The fact is, virtually every time capitalism has climbed out of recession and entered a period of growth, businessmen and their politicians, journalists and economists have proclaimed the end of the business cycle and the emergence of a new period of sustained growth.

A few weeks before the stock market crashed in 1919, a prominent economist said, “American industry and business have reached the status of well-being where it no longer has to fear a recurrence of the radical spreads from prosperity to depression that formerly afflicted business and industry.”

More recently, in the late 1980s, it was talked about in terms of the triumph of capitalism over communism (Francis Fukyama’s The End of History) and the “New World Order,” but the message was the same: with communism out of the way, capitalism would now bring peace and prosperity to the far reaches of the globe.

But before we knew it, the United States was leading the largest military mobilization since Vietnam, civil wars were raging across the former Soviet Union (as well as other parts of the world) and the global economy was mired in another, much deeper, recession.

The 1991-’92 global slump was so much deeper than the previous recessions that Japan and, to a certain extent, Germany – two of the engines of capitalism in the 1980s – have yet to emerge from them. In the United States, the recovery was first said to be a “jobless recovery” and then it became “joyless recovery.”

More than 100 years ago, Karl Marx observed that the most optimistic forecasts of the economy seem to always emerge just before it goes bust. He said, “Business always appears thoroughly sound until the debacle takes place.” The reason, he explained, was that these believers in the free market refused to recognize that such booms and busts were a central feature of capitalism.

Because there is planning within individual companies, but anarchy in the system as a whole, there is overproduction. That is, because several companies producing the same product can only estimate what the prices and demand will be a few months down the line, they always end up producing more goods than there are buyers to buy them.

This in turn squeezes profits because capitalists, in competing with each other for a smaller number of customers, are forced to lower their prices. Lower profits mean less investment, which in turn means wage cuts and layoffs, lower sales, bankruptcies, plant and office closings, mergers and acquisitions, and so on until there are only a few companies left competing and prices of labor and raw materials are low enough that investors feel confident enough to begin investing again and the whole cycle starts anew.

Sadly, it’s workers and the poor who pay for the crisis while employers and politicians are, as the crisis in Asia has shown, bailed out. Workers are told that there is not enough to go around and that everyone needs to make some sacrifices. But, as Park Mi Kysng, a small restaurant owner in South Korea, put it: “It will be ordinary people not the ruling elites who will be forced to do belt-tightening.”
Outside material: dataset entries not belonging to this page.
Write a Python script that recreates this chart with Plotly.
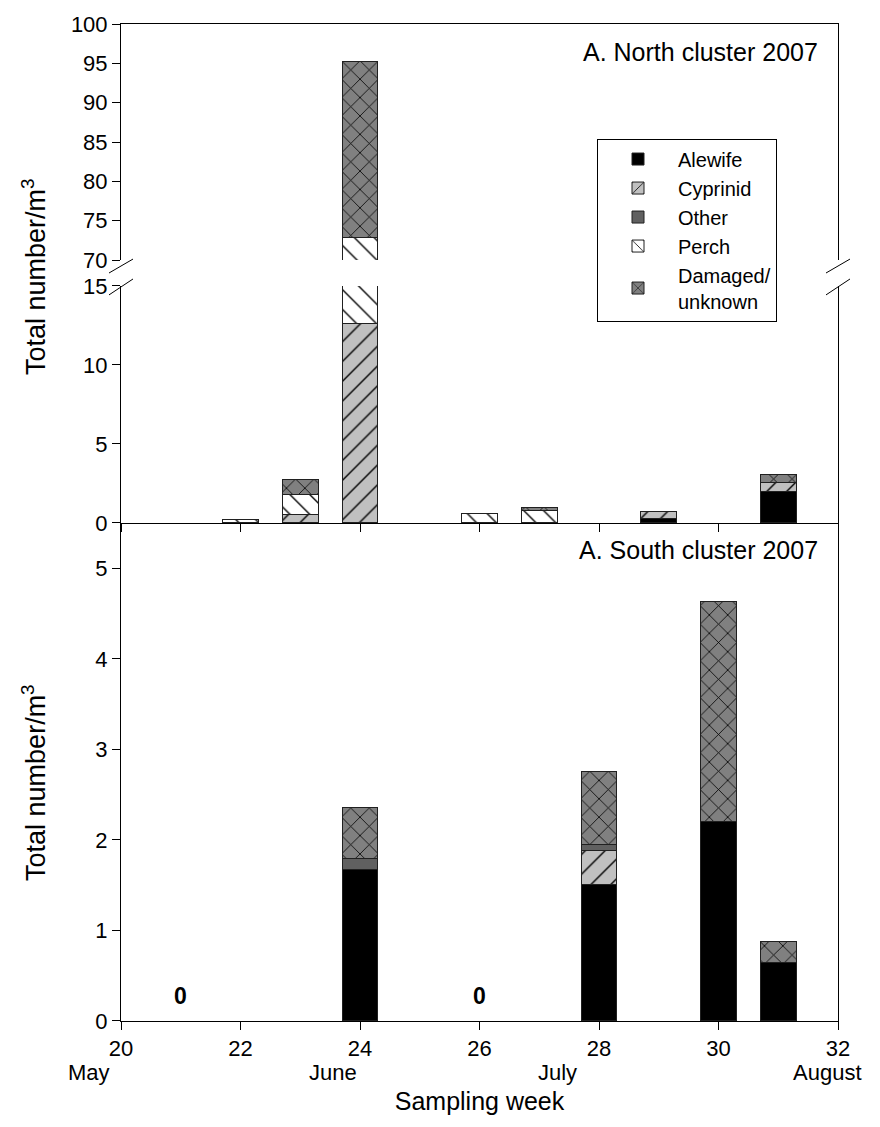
import plotly.graph_objects as go

# ---------------- data ----------------
series = ["Alewife", "Cyprinid", "Other", "Perch", "Damaged/<br>unknown"]

weeks_north = [22, 23, 24, 26, 27, 29, 31]
alewife_north = [None, None, None, None, None, 0.27, 2.0]
cyprinid_north = [None, 0.52, 12.6, None, None, 0.44, 0.54]
other_north = [None, None, None, None, None, None, None]
perch_north = [0.25, 1.26, 60.3, 0.62, 0.77, None, None]
damaged_north = [None, 0.95, 22.3, None, 0.23, None, 0.56]

weeks_south = [24, 28, 30, 31]
alewife_south = [1.67, 1.51, 2.20, 0.65]
cyprinid_south = [None, 0.37, None, None]
other_south = [0.13, 0.07, None, None]
perch_south = [None, None, None, None]
damaged_south = [0.56, 0.81, 2.43, 0.23]

zero_weeks_south = [21, 26]
zero_labels = ["0", "0"]

x_ticks = [20, 22, 24, 26, 28, 30, 32]
months = ["May", "June", "July", "August"]
month_pos = [19.46, 23.55, 27.3, 31.83]

# ---------------- styles ----------------
styles = [
    dict(color="#000000", pattern=dict(shape="")),
    dict(color="#c0c0c0", pattern=dict(shape="/", fgcolor="#000000", fgopacity=1, size=14, solidity=0.1)),
    dict(color="#606060", pattern=dict(shape="")),
    dict(color="#ffffff", pattern=dict(shape="\\", fgcolor="#000000", fgopacity=1, size=14, solidity=0.1)),
    dict(color="#808080", pattern=dict(shape="x", fgcolor="#000000", fgopacity=1, size=13, solidity=0.12)),
]

W, H = 880, 1127
L, R, T, B = 121, 42, 20, 106
PW, PH = W - L - R, H - T - B
X0, X1 = 20, 32


def px_x(px):
    return (px - L) / PW


def px_y(py):
    return (H - B - py) / PH


def wk_x(w):
    return (w - X0) / (X1 - X0)


FONT = "Liberation Sans, Arial, sans-serif"

fig = go.Figure()

north = [alewife_north, cyprinid_north, other_north, perch_north, damaged_north]
south = [alewife_south, cyprinid_south, other_south, perch_south, damaged_south]

for i, name in enumerate(series):
    st = styles[i]
    marker = dict(color=st["color"], pattern=st["pattern"],
                  line=dict(color="#202020", width=1))
    fig.add_trace(go.Bar(x=weeks_north, y=north[i], name=name, width=0.6,
                         marker=marker, xaxis="x2", yaxis="y2",
                         legendgroup=name, showlegend=True))
    fig.add_trace(go.Bar(x=weeks_north, y=north[i], name=name, width=0.6,
                         marker=marker, xaxis="x3", yaxis="y3",
                         legendgroup=name, showlegend=False))
    fig.add_trace(go.Bar(x=weeks_south, y=south[i], name=name, width=0.6,
                         marker=marker, xaxis="x", yaxis="y",
                         legendgroup=name, showlegend=False))

axis_common = dict(showline=True, linecolor="black", linewidth=1,
                   showgrid=False, zeroline=False,
                   tickfont=dict(family=FONT, size=22, color="black"),
                   ticks="outside", ticklen=8, tickcolor="black")

d_bottom = [0, px_y(521)]
d_mid = [px_y(521), px_y(283)]
d_top = [px_y(257), 1]

fig.update_layout(
    width=W, height=H,
    margin=dict(l=L, r=R, t=T, b=B),
    paper_bgcolor="white", plot_bgcolor="white",
    barmode="stack",
    font=dict(family=FONT, size=22, color="black"),
    xaxis=dict(axis_common, range=[X0, X1], tickvals=x_ticks,
               ticktext=[str(v) for v in x_ticks], anchor="y",
               title=dict(text="Sampling week", standoff=32,
                          font=dict(family=FONT, size=25))),
    xaxis2=dict(axis_common, range=[X0, X1], tickvals=x_ticks,
                showticklabels=False, anchor="y2", matches="x"),
    xaxis3=dict(showline=True, linecolor="black", linewidth=1, showgrid=False,
                zeroline=False, range=[X0, X1], ticks="", showticklabels=False,
                anchor="y3", side="top", matches="x"),
    yaxis=dict(axis_common, domain=d_bottom, range=[0, 5.5],
               tickvals=[0, 1, 2, 3, 4, 5], mirror=True, anchor="x"),
    yaxis2=dict(axis_common, domain=d_mid, range=[0, 15],
                tickvals=[0, 5, 10, 15], mirror=True, anchor="x2"),
    yaxis3=dict(axis_common, domain=d_top, range=[70, 100],
                tickvals=[70, 75, 80, 85, 90, 95, 100], mirror=True, anchor="x3"),
    legend=dict(x=px_x(597), y=px_y(135), xanchor="left", yanchor="top",
                bgcolor="white", bordercolor="black", borderwidth=1,
                font=dict(family=FONT, size=20, color="black"),
                traceorder="normal", itemwidth=70),
    showlegend=True,
)

annotations = [
    dict(text="A. North cluster 2007", x=px_x(820), y=px_y(48), xref="paper",
         yref="paper", xanchor="right", yanchor="middle", showarrow=False,
         font=dict(family=FONT, size=25)),
    dict(text="A. South cluster 2007", x=px_x(820), y=px_y(548), xref="paper",
         yref="paper", xanchor="right", yanchor="middle", showarrow=False,
         font=dict(family=FONT, size=25)),
    dict(text="Total number/m<sup>3</sup>", x=px_x(34), y=px_y(274),
         xref="paper", yref="paper", textangle=-90, showarrow=False,
         xanchor="center", yanchor="middle", font=dict(family=FONT, size=27)),
    dict(text="Total number/m<sup>3</sup>", x=px_x(34), y=px_y(782),
         xref="paper", yref="paper", textangle=-90, showarrow=False,
         xanchor="center", yanchor="middle", font=dict(family=FONT, size=27)),
]
for wk, lab in zip(zero_weeks_south, zero_labels):
    annotations.append(dict(text=f"<b>{lab}</b>", x=wk, y=0.28, xref="x", yref="y",
                            showarrow=False, font=dict(family=FONT, size=23)))
for m, pos in zip(months, month_pos):
    annotations.append(dict(text=m, x=wk_x(pos), y=px_y(1073), xref="paper",
                            yref="paper", showarrow=False, yanchor="middle",
                            xanchor="center", font=dict(family=FONT, size=22)))
fig.update_layout(annotations=annotations)

# axis break marks
shapes = []
for (x0, y0, x1, y1) in [(109, 270, 133, 256), (109, 292, 133, 276),
                         (826, 270, 850, 256), (826, 292, 850, 276)]:
    shapes.append(dict(type="line", xref="paper", yref="paper",
                       x0=px_x(x0), y0=px_y(y0), x1=px_x(x1), y1=px_y(y1),
                       line=dict(color="black", width=1)))
fig.update_layout(shapes=shapes)

fig.write_html("out.html")
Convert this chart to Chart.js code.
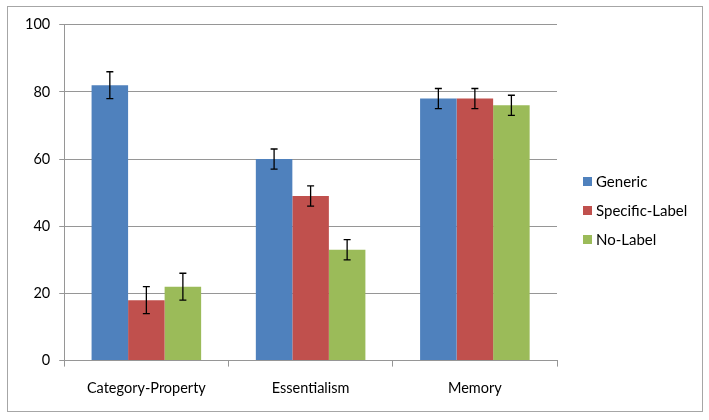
<!DOCTYPE html>
<html>
<head>
<meta charset="utf-8">
<script src="https://cdn.jsdelivr.net/npm/chart.js@4"></script>
<style>
  body { margin: 0; background: #fff; }
  #frame {
    position: absolute; left: 7px; top: 6px;
    width: 694px; height: 404px;
    border: 1px solid #a6a6a6;
  }
</style>
</head>
<body>
<div id="frame"><canvas id="chart" width="694" height="404"></canvas></div>
<script>
// Values
const categories = ["Category-Property", "Essentialism", "Memory"];
const genericVals = [82, 60, 78];
const specificVals = [18, 49, 78];
const noLabelVals = [22, 33, 76];
const genericErr = [4, 3, 3];
const specificErr = [4, 3, 3];
const noLabelErr = [4, 3, 3];
const yTicks = [0, 20, 40, 60, 80, 100];

const errors = [genericErr, specificErr, noLabelErr];
const font = { family: "Lato, 'Open Sans', sans-serif", size: 14.5 };
const legendFont = { family: "Lato, 'Open Sans', sans-serif", size: 15 };

// Draw error bars on top of each bar
const errorBars = {
  id: "errorBars",
  afterDatasetsDraw(chart) {
    const ctx = chart.ctx;
    const y = chart.scales.y;
    ctx.save();
    ctx.strokeStyle = "#000";
    ctx.lineWidth = 1.3;
    chart.data.datasets.forEach((ds, i) => {
      const meta = chart.getDatasetMeta(i);
      meta.data.forEach((bar, j) => {
        const v = ds.data[j];
        const e = errors[i][j];
        const top = y.getPixelForValue(v + e);
        const bot = y.getPixelForValue(v - e);
        const cap = 3.5;
        ctx.beginPath();
        ctx.moveTo(bar.x, top);
        ctx.lineTo(bar.x, bot);
        ctx.moveTo(bar.x - cap, top);
        ctx.lineTo(bar.x + cap, top);
        ctx.moveTo(bar.x - cap, bot);
        ctx.lineTo(bar.x + cap, bot);
        ctx.stroke();
      });
    });
    ctx.restore();
  },
};

// Excel-style legend to the right of the plot
const sideLegend = {
  id: "sideLegend",
  afterDraw(chart) {
    const ctx = chart.ctx;
    const x = chart.chartArea.right + 26;
    const rowGap = 29;
    const n = chart.data.datasets.length;
    const y0 = chart.height / 2 + 2 - rowGap * (n - 1) / 2;
    ctx.save();
    ctx.font = legendFont.size + "px " + legendFont.family;
    ctx.textBaseline = "middle";
    chart.data.datasets.forEach((ds, i) => {
      const yy = y0 + i * rowGap;
      ctx.fillStyle = ds.backgroundColor;
      ctx.fillRect(x, yy - 5, 9, 9);
      ctx.fillStyle = "#000";
      ctx.fillText(ds.label, x + 13, yy);
    });
    ctx.restore();
  },
};

new Chart(document.getElementById("chart"), {
  type: "bar",
  data: {
    labels: categories,
    datasets: [
      { label: "Generic", data: genericVals, backgroundColor: "#4F81BD" },
      { label: "Specific-Label", data: specificVals, backgroundColor: "#C0504D" },
      { label: "No-Label", data: noLabelVals, backgroundColor: "#9BBB59" },
    ],
  },
  options: {
    responsive: false,
    animation: false,
    layout: { padding: { top: 11, left: 8, right: 145, bottom: 1 } },
    datasets: { bar: { categoryPercentage: 0.667, barPercentage: 1 } },
    plugins: {
      legend: { display: false },
      tooltip: { enabled: false },
    },
    scales: {
      x: {
        grid: { drawOnChartArea: false, tickLength: 6, color: "#969696" },
        border: { color: "#969696" },
        ticks: { color: "#000", font: font, padding: 13 },
      },
      y: {
        min: 0,
        max: 100,
        afterBuildTicks: (axis) => { axis.ticks = yTicks.map((v) => ({ value: v })); },
        grid: { color: "#969696", tickLength: 5 },
        border: { color: "#969696" },
        ticks: { color: "#000", font: font, padding: 9 },
      },
    },
  },
  plugins: [errorBars, sideLegend],
});
</script>
</body>
</html>
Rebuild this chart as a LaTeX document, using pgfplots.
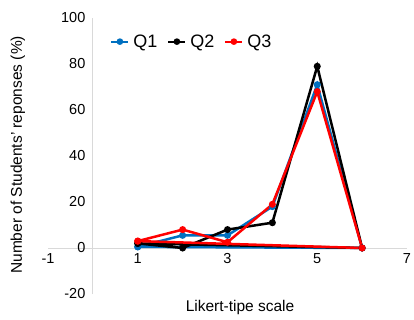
\documentclass[border=0pt]{standalone}
\usepackage{fontspec}
\setmainfont{Liberation Sans}
\usepackage{pgfplots}
\pgfplotsset{compat=1.18}
\definecolor{qblue}{RGB}{0,112,192}
\definecolor{qred}{RGB}{255,0,0}
\definecolor{axgray}{RGB}{217,217,217}
\begin{document}
\begin{tikzpicture}
\begin{axis}[
  at={(0,0)}, anchor=south west,
  scale only axis, width=359bp, height=276bp,
  xmin=-1, xmax=7, ymin=-20, ymax=100,
  axis lines=middle,
  axis line style={axgray, line width=0.8bp, -},
  xtick={-1,1,3,5,7},
  ytick={-20,0,20,40,60,80,100},
  major tick length=0pt,
  hide obscured x ticks=false, hide obscured y ticks=false,
  /pgf/number format/assume math mode=true,
  tick label style={font=\fontsize{14.5bp}{16bp}\selectfont},
  yticklabel style={xshift=-4bp},
  xticklabel style={yshift=-2bp},
  xlabel={Likert-tipe scale},
  ylabel={Number of Students' reponses (\%)},
  xlabel style={at={(axis description cs:0.535,-0.05)}, anchor=center, font=\fontsize{15.5bp}{18bp}\selectfont},
  ylabel style={at={(axis description cs:-0.084,0.504)}, anchor=center, rotate=90, font=\fontsize{15.5bp}{18bp}\selectfont},
  clip=false,
  legend columns=-1,
  legend style={at={(axis description cs:0.165,0.955)}, anchor=north west, draw=none, fill=none,
    font=\fontsize{18bp}{20bp}\selectfont, column sep=2bp,
    /tikz/every even column/.append style={column sep=8bp}},
  legend image code/.code={\draw[#1, line width=2bp] (0bp,0bp) -- (17bp,0bp); \fill[#1] (8.5bp,0bp) circle (2bp);},
  every axis plot/.append style={line width=2.5bp, mark=*, mark size=2.2bp},
]
\addplot[qblue, mark options={fill=qblue, draw=qblue}] coordinates {(1,0.5) (2,5.5) (3,5.5) (4,18) (5,71) (6,0) (1,0.5)};
\addlegendentry{Q1}
\addplot[black, mark options={fill=black, draw=black}] coordinates {(1,2) (2,0) (3,8) (4,11) (5,79) (6,0) (1,2)};
\addlegendentry{Q2}
\addplot[qred, mark options={fill=qred, draw=qred}] coordinates {(1,3) (2,8) (3,2.5) (4,19) (5,68) (6,0) (1,3)};
\addlegendentry{Q3}
\end{axis}
\pgfresetboundingbox
\path[use as bounding box] (-48bp,-26bp) rectangle (366bp,294bp);
\end{tikzpicture}
\end{document}
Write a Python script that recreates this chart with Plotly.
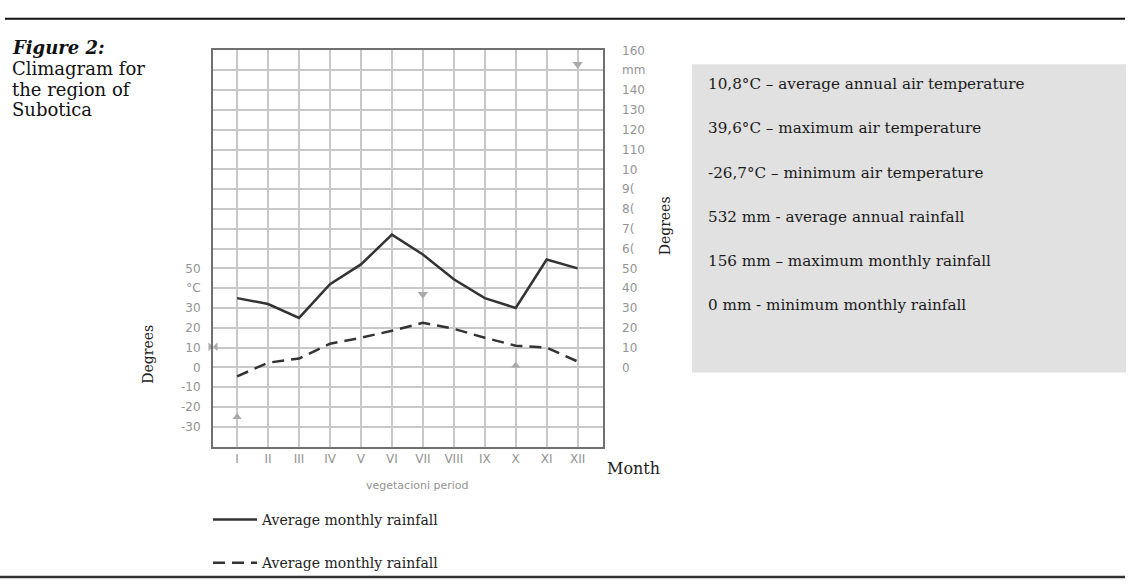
import plotly.graph_objects as go

W, H = 1129, 585

months = ["I", "II", "III", "IV", "V", "VI", "VII", "VIII", "IX", "X", "XI", "XII"]
month_pos = list(range(1, 13))
rainfall = [35, 32, 25, 42, 52, 67, 57, 44.5, 35, 30, 54.5, 50]
temperature = [-4.5, 2.4, 4.5, 12, 15, 18.5, 22.5, 19.5, 15, 11, 10, 3]

# extreme markers (month position, value)
max_pos = [12, 7]
max_val = [153, 37]
min_pos = [10, 1]
min_val = [1, -25]
avg_pos = [0.22]
avg_val = [10.5]

left_vals = [-30, -20, -10, 0, 10, 20, 30, 40, 50]
left_text = ["-30", "-20", "-10", "0", "10", "20", "30", "°C", "50"]
right_vals = [0, 10, 20, 30, 40, 50, 60, 70, 80, 90, 100, 110, 120, 130, 140, 150, 160]
right_text = ["0", "10", "20", "30", "40", "50", "6(", "7(", "8(", "9(", "10", "110", "120", "130", "140", "mm", "160"]

title_lines = ["<b><i>Figure 2:</i></b>", "Climagram for", "the region of", "Subotica"]

stats = [
    "10,8°C – average annual air temperature",
    "39,6°C – maximum air temperature",
    "-26,7°C – minimum air temperature",
    "532 mm - average annual rainfall",
    "156 mm – maximum monthly rainfall",
    "0 mm - minimum monthly rainfall",
]

def px_x(x):
    return x / W

def px_y(y):
    return 1 - y / H

grid_vals = list(range(-40, 161, 10))
left_all_text = [left_text[left_vals.index(v)] if v in left_vals else "" for v in grid_vals]

tick_font = dict(family="DejaVu Sans", size=12, color="#939393")
serif = "DejaVu Serif"

fig = go.Figure()
fig.add_trace(go.Scatter(x=month_pos, y=rainfall, mode="lines",
                         line=dict(color="#333333", width=2.5),
                         name="Average monthly rainfall", legendgroup="a"))
fig.add_trace(go.Scatter(x=month_pos, y=temperature, mode="lines",
                         line=dict(color="#333333", width=2.5, dash="12px,7px"),
                         name="Average monthly rainfall", legendgroup="b"))
fig.add_trace(go.Scatter(x=max_pos, y=max_val, mode="markers", showlegend=False,
                         marker=dict(symbol="triangle-down", size=9, color="#aaaaaa"),
                         cliponaxis=False))
fig.add_trace(go.Scatter(x=min_pos, y=min_val, mode="markers", showlegend=False,
                         marker=dict(symbol="triangle-up", size=8, color="#aaaaaa"),
                         cliponaxis=False))
fig.add_trace(go.Scatter(x=avg_pos, y=avg_val, mode="markers", showlegend=False,
                         marker=dict(symbol="bowtie", size=9, color="#aaaaaa"),
                         cliponaxis=False))
# dummy trace to activate the right axis
fig.add_trace(go.Scatter(x=[None], y=[None], yaxis="y2", showlegend=False))

fig.update_layout(
    width=W, height=H,
    margin=dict(l=0, r=0, t=0, b=0),
    paper_bgcolor="white", plot_bgcolor="white",
    xaxis=dict(domain=[px_x(213), px_x(603)], range=[0.22, 12.82],
               tickvals=month_pos, ticktext=months, tickfont=tick_font,
               showgrid=True, gridcolor="#c8c8c8", gridwidth=1.5,
               showline=True, linecolor="#707070", linewidth=2, mirror=True,
               zeroline=False, ticks="", ticklabelstandoff=0),
    yaxis=dict(domain=[px_y(445), px_y(44)], range=[-40, 160],
               tickvals=grid_vals, ticktext=left_all_text, tickfont=tick_font,
               showgrid=True, gridcolor="#c8c8c8", gridwidth=1.5,
               showline=True, linecolor="#707070", linewidth=2, mirror=True,
               zeroline=False, ticks="", ticklabelstandoff=8),
    yaxis2=dict(overlaying="y", side="right", range=[-40, 160],
                tickvals=right_vals, ticktext=right_text, tickfont=tick_font,
                showgrid=False, zeroline=False, showline=False, ticks="",
                ticklabelstandoff=18),
    showlegend=True,
    legend=dict(x=px_x(208), y=px_y(503), xanchor="left", yanchor="top",
                font=dict(family=serif, size=14, color="#222222"),
                itemwidth=44, tracegroupgap=22, bgcolor="rgba(0,0,0,0)"),
    shapes=[
        dict(type="line", xref="paper", yref="paper", x0=px_x(5), x1=px_x(1125),
             y0=px_y(12), y1=px_y(12), line=dict(color="#111111", width=2)),
        dict(type="line", xref="paper", yref="paper", x0=px_x(0), x1=px_x(1125),
             y0=px_y(577), y1=px_y(577), line=dict(color="#333333", width=2.5)),
        dict(type="rect", xref="paper", yref="paper", x0=px_x(692), x1=px_x(1126),
             y0=px_y(370), y1=px_y(58), fillcolor="#e1e1e1", line=dict(width=0),
             layer="below"),
    ],
)

annotations = []
for i, s in enumerate(title_lines):
    annotations.append(dict(text=s, x=px_x(10), y=px_y(41 + 21 * i), xanchor="left",
                            yanchor="middle",
                            font=dict(family=serif, size=18, color="#111111")))
annotations += [
    dict(text="Degrees", x=px_x(138), y=px_y(352), textangle=-90,
         font=dict(family=serif, size=14, color="#222222")),
    dict(text="Degrees", x=px_x(665), y=px_y(222), textangle=-90,
         font=dict(family=serif, size=14, color="#222222")),
    dict(text="Month", x=px_x(633), y=px_y(479),
         font=dict(family=serif, size=16, color="#222222")),
    dict(text="vegetacioni period", x=px_x(417), y=px_y(493),
         font=dict(family="DejaVu Sans", size=11, color="#939393")),
]
for i, s in enumerate(stats):
    annotations.append(dict(text=s, x=px_x(706), y=px_y(78 + 44.8 * i), xanchor="left",
                            yanchor="middle",
                            font=dict(family=serif, size=15.2, color="#1a1a1a")))
for a in annotations:
    a.update(xref="paper", yref="paper", showarrow=False)
fig.update_layout(annotations=annotations)

fig.write_html("out.html", config={"displayModeBar": False},
               post_script="document.body.style.margin='0';")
The more than $100 billion that the IMF has committed to bailing out Thailand, the Philippines, Indonesia and South Korea is not for the workers of these countries who have been devastated by the crisis. It is to bailout their corrupt and authoritarian rulers and employers who, in many of these countries, are either directly or indirectly related.

The U.S. government has, of course, whole-heartedly supported and, in the case of Indonesia, added to the billion-dollar bailouts. The justification it provides is not that the fall of the Asian tigers risks taking the United States down with it, but that Indonesia and the region is of “strategic” importance.

You would think this would put the United States in a difficult position since it would be supporting undemocratic regimes. But that has never bothered the U.S. government. It has given brutal dictators like Indonesia’s Suharto economic and, more importantly, military aid for several decades, while turning a blind eye to his campaign of terror against thousands of his own people and, more significantly, the plight of East Timor, occupied by Indonesia for more than 20 years.

It is clear that the reason the United States has backed the bailouts is the same reason it bailed Mexico out of a similar crisis in 1995: a deep economic crisis in one part of the world can bring down the entire global economy. When such a crisis spreads to the 11th- and second-largest economies, South Korea and Japan respectively, you can bet that even the “booming” U.S. economy eventually will be hit.

It is difficult to say when and to what extent it will be effected (the Economic Policy Institute predicts 1.1 million U.S. jobs will be lost as a result of more imports from Asia and less exports). But we can be certain – particularly in light of the dismantling of the social safety net under Clinton – it will have the same devastating impact on ordinary people’s lives as it is having in Asia.

The hope amidst the horror of all this is, as we are beginning to see with the numerous strikes and demonstrations across the world, from the UPS strike here to strikes by the unemployed in France, to those in Asia, that those who create the wealth in society, the working class, will resist being made to pay for a crisis the rich created. In the process of so doing, it will begin fighting for a society which meets the needs of the vast majority and not the few, rich, greedy capitalists as it does today. In short, this means fighting for a socialist society.

-The writer is a sophomore undecided on a major.